Mehr Verlust ist nirgends als in der ,,Veredlung“. Die ethische Frage „Tank oder Teller?“ der späten 2000er-Jahre wird sich aus der Logik der Bioökonomie auch leicht gegen das Fleisch wenden lassen (nicht in jedem einzelnen Fall, etwa der naturnahen Weidehaltung oder hocheffizienten Hühnermast, aber in der Summe). Künftig könnte man fragen: Schnitzel oder Salben, Biopharmazeutika, Biopestizide (die aus Stroh, Agrarholz oder Giftpflanzen produziert werden.)? Schnitzel oder Bauholz, das langfristig Kohlenstoffdioxid in Häusern speichert?

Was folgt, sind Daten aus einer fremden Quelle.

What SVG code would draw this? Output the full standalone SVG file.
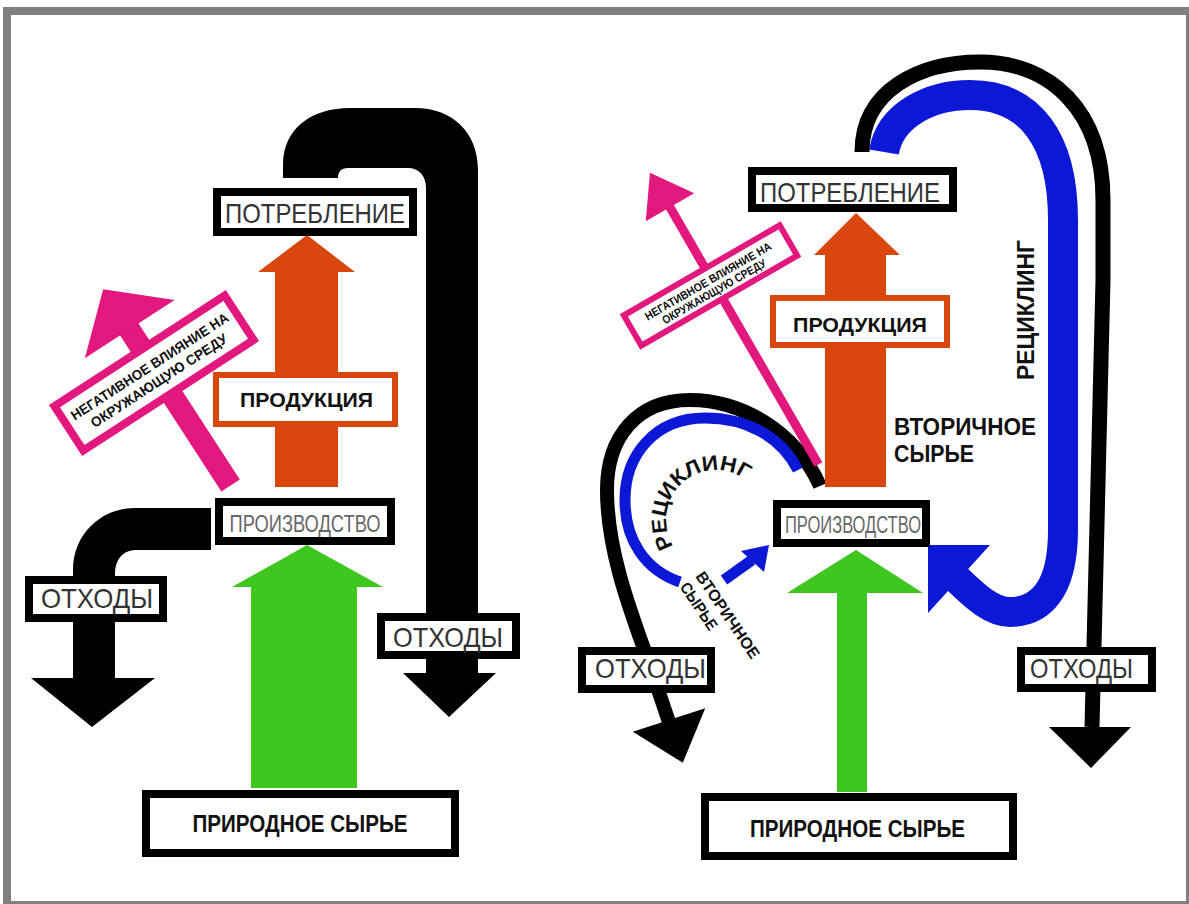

Die Bioökonomie wurde von Biotechnikern ins Spiel gebracht. Innovationen der Pflanzenzucht, der Effizienz, auch mittels Gentechniken, waren ein zentraler Impuls. In den vergangenen zehn Jahren hat die Wissenschaft atemberaubende Erfolge erzielt. Manche Innovationen, die Fleisch oder Milch ersetzen oder Abfälle verwertbar machen, dürften die Nachfrage nach Fläche und primären Agrarprodukten senken. Andere erhöhen sie: Die stoffliche Nutzung von verschiedenem Stroh oder Agrarholz für den Bau wird für Landwirte (und Pflanzenzucht) von zunehmendem Interesse werden. Für viele Tiermäster – und den überwiegenden Einkommenszweig der Landwirtschaft, die Futtermittelindustrie – ergeben sich weitere Gründe, über neue Einkommenszweige nachzudenken.